- **Problem requirements**
Pictures are not part of the copy. Retype the lines from the first one through the line that contains "(bs4) at (394,183)".

- **Stored records**
******************************
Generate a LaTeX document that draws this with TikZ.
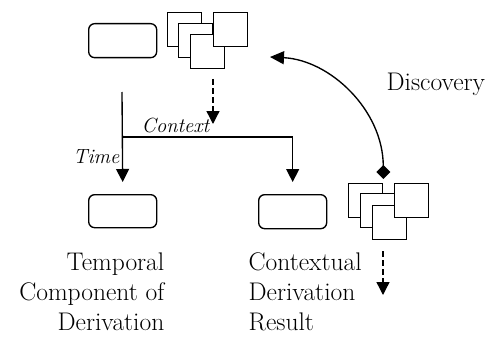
\documentclass[tikz,border=0pt]{standalone}
\usepackage{fontspec}
\usetikzlibrary{arrows.meta}
\begin{document}
\begin{tikzpicture}[x=1pt,y=-1pt,
  line width=1.35pt,
  rbox/.style={draw, rounded corners=6pt, minimum width=68pt, minimum height=34pt, inner sep=0, anchor=north west},
  sq/.style={draw, fill=white, minimum size=34pt, inner sep=0, anchor=north west},
  tip/.style={-{Triangle[length=13pt,width=13pt]}},
  dsh/.style={dash pattern=on 6pt off 3pt},
  lbl/.style={font=\fontsize{25.5}{30}\selectfont, inner sep=0},
  ital/.style={font=\itshape\fontsize{20.5}{26}\selectfont, inner sep=0}]

% canvas
\fill[white] (0,0) rectangle (498,337);
\useasboundingbox (0,0) rectangle (498,337);

% top: derivation box and its stack of context documents
\node[rbox] (tbox) at (88,23) {};
\node[sq] (ts1) at (167,12) {};
\node[sq] (ts2) at (178,23) {};
\node[sq] (ts3) at (190,34) {};
\node[sq] (ts4) at (213,12) {};

% bottom: temporal component and contextual result
\node[rbox, minimum height=33pt] (bl) at (88,194) {};
\node[rbox] (br) at (258,194) {};

% discovered documents
\node[sq] (bs1) at (348,183) {};
\node[sq] (bs2) at (360,193) {};
\node[sq] (bs3) at (372,205) {};
\node[sq] (bs4) at (394,183) {};

% helper points
\coordinate (ctxfrom) at (213,79);
\coordinate (ctxto) at (213,124);
\coordinate (trunk) at (122,92);
\coordinate (branch) at (122,137);
\coordinate (disctip) at (270,57);
\coordinate (outfrom) at (383,251);
\coordinate (outto) at (383,295);

% connectors
\draw[tip, dsh] (ctxfrom) -- (ctxto);
\draw[tip] (trunk) -- ([yshift=12pt]bl.north);
\draw[tip] (branch) -| ([yshift=12pt]br.north);
\draw[{Diamond[length=14pt,width=14pt]}-{Triangle[length=14pt,width=13pt]}]
  ([yshift=4pt]bs1.north east) .. controls (383,110) and (330,60) .. (disctip);
\draw[tip, dsh] (outfrom) -- (outto);

% labels
\node[ital, anchor=base west] (ctx) at (141,132) {Context};
\node[ital, anchor=base east] (time) at (120,163) {Time};
\node[lbl, anchor=base west] (disc) at (386,90) {Discovery};
\node[lbl, align=right, anchor=north east] (tlabel) at (165,252) {Temporal\\Component of\\Derivation};
\node[lbl, align=left, anchor=north west] (clabel) at (248,252) {Contextual\\Derivation\\Result};
\end{tikzpicture}
\end{document}
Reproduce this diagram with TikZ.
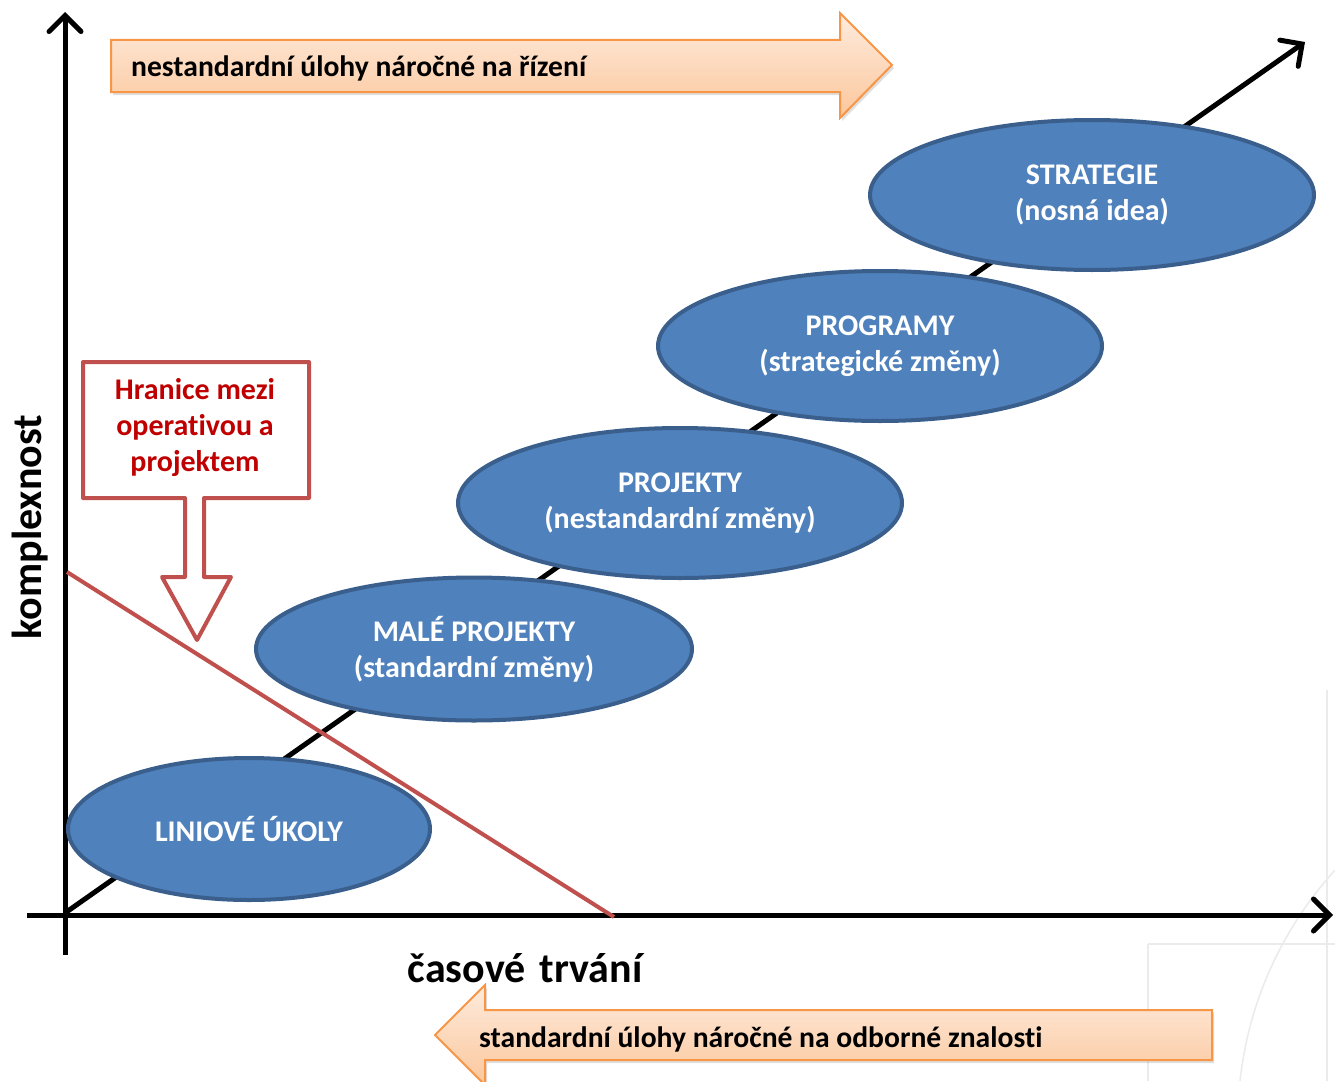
\documentclass[tikz,border=0pt]{standalone}
\usepackage{fontspec}
\setmainfont{Carlito}[RawFeature={-liga}]
\usetikzlibrary{shapes.geometric,arrows.meta,shadows}
\definecolor{ellfill}{HTML}{4F81BD}
\definecolor{elldraw}{HTML}{3A5F8C}
\definecolor{redline}{HTML}{C0504D}
\definecolor{redtext}{HTML}{C00000}
\definecolor{orfillA}{HTML}{FEEBDD}
\definecolor{orfillB}{HTML}{FBC79C}
\definecolor{ordraw}{HTML}{F79646}
\tikzset{
  stage/.style={ellipse, fill=ellfill, draw=elldraw, line width=4pt, text=white,
    font=\bfseries\fontsize{30}{36}\selectfont, align=center, inner sep=0pt},
  axisline/.style={line width=5pt, -{Straight Barb[length=16pt,width=32pt,line cap=round,line width=5pt]}},
  bandarrow/.style={draw=ordraw, line width=2pt, top color=orfillA, bottom color=orfillB,
    drop shadow={shadow xshift=2pt, shadow yshift=-3pt, opacity=0.25}},
  bandtext/.style={font=\bfseries\fontsize{29.6}{32}\selectfont, anchor=west, inner sep=0pt},
  axislabel/.style={font=\bfseries\fontsize{42}{46}\selectfont, inner sep=0pt},
  faint/.style={draw=black!8, line width=1.5pt}
}
\begin{document}
\begin{tikzpicture}[x=1pt,y=-1pt]
\useasboundingbox (0,0) rectangle (1335,1081);
\fill[white] (0,0) rectangle (1335,1081);

% faint background marks at the lower right
\draw[faint] (1327,690) -- (1327,1081);
\draw[faint] (1148,944) -- (1335,944);
\draw[faint] (1148,944) -- (1148,1081);
\draw[faint] (1240,1081) .. controls (1250,990) and (1290,920) .. (1335,870);

% axes and the growth diagonal
\coordinate (origin) at (65,913);
\coordinate (ybottom) at (65,955);
\coordinate (ytop) at (65,12);
\coordinate (xleft) at (27,915);
\coordinate (xright) at (1333,915);
\coordinate (diagtip) at (1305,42);
\draw[axisline] (ybottom) -- (ytop);
\draw[axisline] (xleft) -- (xright);
\draw[axisline] (origin) -- (diagtip);

% stages of change
\node[stage, minimum width=362pt, minimum height=142pt] (linie) at (249,829) {LINIOVÉ ÚKOLY};
\node[stage, minimum width=436pt, minimum height=143pt] (male) at (474,649) {MALÉ PROJEKTY\\(standardní změny)};
\node[stage, minimum width=444pt, minimum height=150pt] (projekty) at (680,503) {PROJEKTY\\(nestandardní změny)};
\node[stage, minimum width=444pt, minimum height=150pt] (programy) at (880,346) {PROGRAMY\\(strategické změny)};
\node[stage, minimum width=444pt, minimum height=150pt] (strategie) at (1092,195) {STRATEGIE\\(nosná idea)};

% boundary between operations and projects
\coordinate (bstart) at (67,572);
\coordinate (bend) at (614,917);
\draw[redline, line width=4pt] (bstart) -- (bend);

% callout with a downward arrow
\draw[redline, line width=4pt, fill=white, line join=round]
  (83,362) -- (309,362) -- (309,498) -- (204,498) -- (204,577) -- (231,577)
  -- (197,640) -- (162,577) -- (185,577) -- (185,498) -- (83,498) -- cycle;
\node[text=redtext, font=\bfseries\fontsize{30}{36}\selectfont, align=center] (hranice) at (195,428)
  {Hranice mezi\\operativou a\\projektem};

% band arrows
\path[bandarrow] (111,40) -- (840,40) -- (840,13) -- (892,65) -- (840,118) -- (840,92) -- (111,92) -- cycle;
\node[bandtext] (nestd) at (131,68) {nestandardní úlohy náročné na řízení};
\path[bandarrow] (1212,1010) -- (485,1010) -- (485,985) -- (435,1035) -- (485,1085) -- (485,1060) -- (1212,1060) -- cycle;
\node[bandtext] (std) at (479,1039) {standardní úlohy náročné na odborné znalosti};

% axis labels
\node[axislabel, rotate=90] (ylab) at (30,527) {komplexnost};
\node[axislabel] (xlab) at (525,968) {časové\,\,trvání};
\end{tikzpicture}
\end{document}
******************************
- **Output**
Generate a LaTeX document that draws this with TikZ.
\documentclass[tikz,border=0pt]{standalone}
\usepackage{fontspec}
\usetikzlibrary{arrows.meta}
\begin{document}
\begin{tikzpicture}[x=1pt,y=-1pt,
  line width=1.35pt,
  rbox/.style={draw, rounded corners=6pt, minimum width=68pt, minimum height=34pt, inner sep=0, anchor=north west},
  sq/.style={draw, fill=white, minimum size=34pt, inner sep=0, anchor=north west},
  tip/.style={-{Triangle[length=13pt,width=13pt]}},
  dsh/.style={dash pattern=on 6pt off 3pt},
  lbl/.style={font=\fontsize{25.5}{30}\selectfont, inner sep=0},
  ital/.style={font=\itshape\fontsize{20.5}{26}\selectfont, inner sep=0}]

% canvas
\fill[white] (0,0) rectangle (498,337);
\useasboundingbox (0,0) rectangle (498,337);

% top: derivation box and its stack of context documents
\node[rbox] (tbox) at (88,23) {};
\node[sq] (ts1) at (167,12) {};
\node[sq] (ts2) at (178,23) {};
\node[sq] (ts3) at (190,34) {};
\node[sq] (ts4) at (213,12) {};

% bottom: temporal component and contextual result
\node[rbox, minimum height=33pt] (bl) at (88,194) {};
\node[rbox] (br) at (258,194) {};

% discovered documents
\node[sq] (bs1) at (348,183) {};
\node[sq] (bs2) at (360,193) {};
\node[sq] (bs3) at (372,205) {};
\node[sq] (bs4) at (394,183) {};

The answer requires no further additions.